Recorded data
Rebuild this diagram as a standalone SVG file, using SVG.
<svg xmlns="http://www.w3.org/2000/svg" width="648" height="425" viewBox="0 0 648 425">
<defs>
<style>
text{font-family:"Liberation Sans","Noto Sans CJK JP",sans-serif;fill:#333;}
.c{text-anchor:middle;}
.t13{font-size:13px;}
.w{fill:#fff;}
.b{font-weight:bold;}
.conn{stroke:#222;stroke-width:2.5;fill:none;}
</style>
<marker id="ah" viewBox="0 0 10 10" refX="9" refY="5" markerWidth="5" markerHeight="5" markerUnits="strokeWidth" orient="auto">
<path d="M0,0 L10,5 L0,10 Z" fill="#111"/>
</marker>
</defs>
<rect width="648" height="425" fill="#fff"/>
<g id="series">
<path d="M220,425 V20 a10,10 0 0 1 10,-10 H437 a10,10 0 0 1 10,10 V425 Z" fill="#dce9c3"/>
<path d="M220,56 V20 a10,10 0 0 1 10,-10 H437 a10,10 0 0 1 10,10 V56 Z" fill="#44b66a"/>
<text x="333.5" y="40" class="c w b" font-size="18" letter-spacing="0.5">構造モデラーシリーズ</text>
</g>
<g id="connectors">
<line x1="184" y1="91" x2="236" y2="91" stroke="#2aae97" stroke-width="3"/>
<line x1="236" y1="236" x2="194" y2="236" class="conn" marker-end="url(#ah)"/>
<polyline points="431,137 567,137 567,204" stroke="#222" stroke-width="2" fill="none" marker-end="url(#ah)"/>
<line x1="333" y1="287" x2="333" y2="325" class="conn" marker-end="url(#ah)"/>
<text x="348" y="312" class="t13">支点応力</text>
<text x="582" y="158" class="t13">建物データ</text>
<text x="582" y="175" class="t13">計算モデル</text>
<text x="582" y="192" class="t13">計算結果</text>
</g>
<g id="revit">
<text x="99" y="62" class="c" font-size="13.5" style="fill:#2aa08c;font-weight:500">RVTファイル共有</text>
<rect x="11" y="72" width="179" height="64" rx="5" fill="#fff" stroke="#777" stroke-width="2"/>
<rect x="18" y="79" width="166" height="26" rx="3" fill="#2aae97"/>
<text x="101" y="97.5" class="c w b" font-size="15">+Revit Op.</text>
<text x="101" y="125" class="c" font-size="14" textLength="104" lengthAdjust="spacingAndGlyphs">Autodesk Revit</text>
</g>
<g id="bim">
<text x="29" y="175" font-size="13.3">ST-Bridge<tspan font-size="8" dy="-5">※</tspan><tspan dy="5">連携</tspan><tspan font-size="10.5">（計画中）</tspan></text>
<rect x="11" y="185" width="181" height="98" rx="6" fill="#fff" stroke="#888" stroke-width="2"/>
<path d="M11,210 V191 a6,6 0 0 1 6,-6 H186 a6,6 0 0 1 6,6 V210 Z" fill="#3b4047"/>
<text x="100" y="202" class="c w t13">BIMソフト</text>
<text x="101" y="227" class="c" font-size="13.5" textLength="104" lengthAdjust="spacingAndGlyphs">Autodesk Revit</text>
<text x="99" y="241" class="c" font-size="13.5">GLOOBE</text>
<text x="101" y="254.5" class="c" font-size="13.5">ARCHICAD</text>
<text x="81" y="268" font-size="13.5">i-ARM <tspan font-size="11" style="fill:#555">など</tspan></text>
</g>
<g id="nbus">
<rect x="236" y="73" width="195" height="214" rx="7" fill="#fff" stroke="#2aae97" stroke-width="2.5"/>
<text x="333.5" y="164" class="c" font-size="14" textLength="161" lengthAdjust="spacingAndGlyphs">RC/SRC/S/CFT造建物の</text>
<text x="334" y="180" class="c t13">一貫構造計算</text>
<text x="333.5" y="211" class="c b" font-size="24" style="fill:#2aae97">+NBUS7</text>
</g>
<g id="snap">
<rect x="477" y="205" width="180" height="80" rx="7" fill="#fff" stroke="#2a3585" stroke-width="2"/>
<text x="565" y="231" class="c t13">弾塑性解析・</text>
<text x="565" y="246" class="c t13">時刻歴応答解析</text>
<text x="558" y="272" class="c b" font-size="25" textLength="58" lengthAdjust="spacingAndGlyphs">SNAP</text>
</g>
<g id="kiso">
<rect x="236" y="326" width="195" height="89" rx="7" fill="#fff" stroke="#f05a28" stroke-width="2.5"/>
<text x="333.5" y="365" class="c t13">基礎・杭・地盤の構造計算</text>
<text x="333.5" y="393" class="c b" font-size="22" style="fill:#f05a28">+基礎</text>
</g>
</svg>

...

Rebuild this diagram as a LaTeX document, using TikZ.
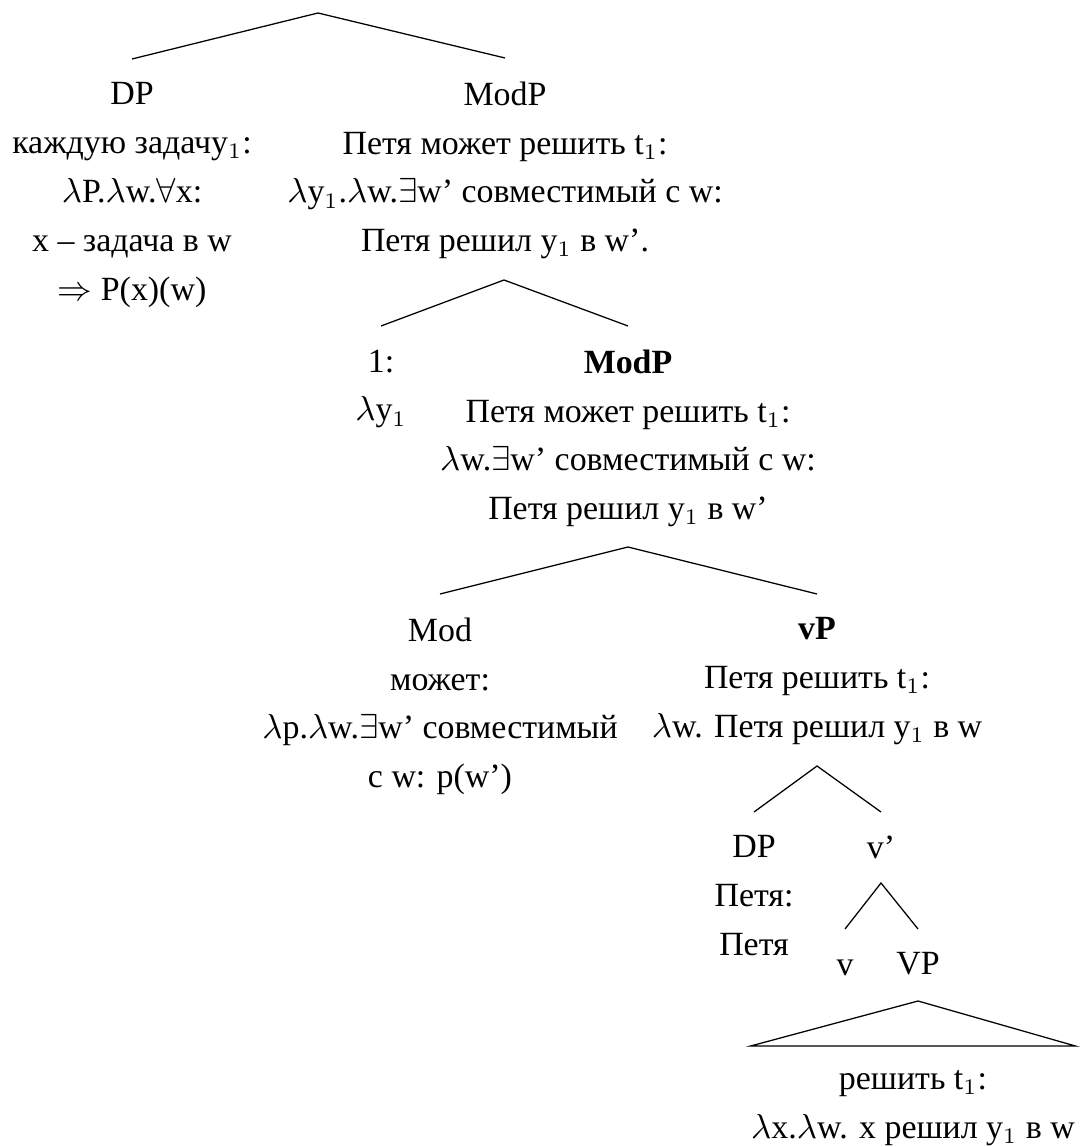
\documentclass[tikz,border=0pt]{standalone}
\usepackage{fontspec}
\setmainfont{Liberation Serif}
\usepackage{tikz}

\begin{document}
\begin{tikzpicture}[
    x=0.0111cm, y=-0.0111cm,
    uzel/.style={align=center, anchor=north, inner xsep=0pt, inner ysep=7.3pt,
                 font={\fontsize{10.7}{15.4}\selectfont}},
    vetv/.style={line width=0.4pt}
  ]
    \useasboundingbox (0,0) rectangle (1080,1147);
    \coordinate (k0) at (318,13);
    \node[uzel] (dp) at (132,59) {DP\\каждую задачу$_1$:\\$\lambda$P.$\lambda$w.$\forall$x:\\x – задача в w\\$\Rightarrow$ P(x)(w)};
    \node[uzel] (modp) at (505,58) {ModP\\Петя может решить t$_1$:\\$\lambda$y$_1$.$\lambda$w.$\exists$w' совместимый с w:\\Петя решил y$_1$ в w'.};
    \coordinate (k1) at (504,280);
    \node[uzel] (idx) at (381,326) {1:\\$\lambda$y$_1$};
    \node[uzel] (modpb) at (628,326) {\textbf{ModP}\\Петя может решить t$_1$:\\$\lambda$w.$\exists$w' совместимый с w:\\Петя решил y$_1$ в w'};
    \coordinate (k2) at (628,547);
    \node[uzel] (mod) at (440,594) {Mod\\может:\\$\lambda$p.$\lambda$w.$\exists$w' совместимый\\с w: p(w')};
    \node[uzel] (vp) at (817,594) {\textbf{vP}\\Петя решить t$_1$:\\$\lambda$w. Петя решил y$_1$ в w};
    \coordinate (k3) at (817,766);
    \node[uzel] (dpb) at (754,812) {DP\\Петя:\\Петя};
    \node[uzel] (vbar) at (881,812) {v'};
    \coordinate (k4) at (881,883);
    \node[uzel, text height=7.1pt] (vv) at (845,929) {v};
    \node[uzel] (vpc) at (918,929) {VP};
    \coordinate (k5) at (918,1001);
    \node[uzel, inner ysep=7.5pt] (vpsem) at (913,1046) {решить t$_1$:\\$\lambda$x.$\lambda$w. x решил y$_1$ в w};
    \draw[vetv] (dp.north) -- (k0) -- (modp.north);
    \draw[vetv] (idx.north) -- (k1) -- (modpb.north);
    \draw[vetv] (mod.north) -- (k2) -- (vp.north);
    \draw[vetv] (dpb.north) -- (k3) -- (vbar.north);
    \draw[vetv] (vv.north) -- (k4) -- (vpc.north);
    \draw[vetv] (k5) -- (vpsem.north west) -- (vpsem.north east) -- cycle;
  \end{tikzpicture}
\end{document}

Objective –
Tally the lines containing "Rebuild". Provide the number without any other words.

Final answer –
2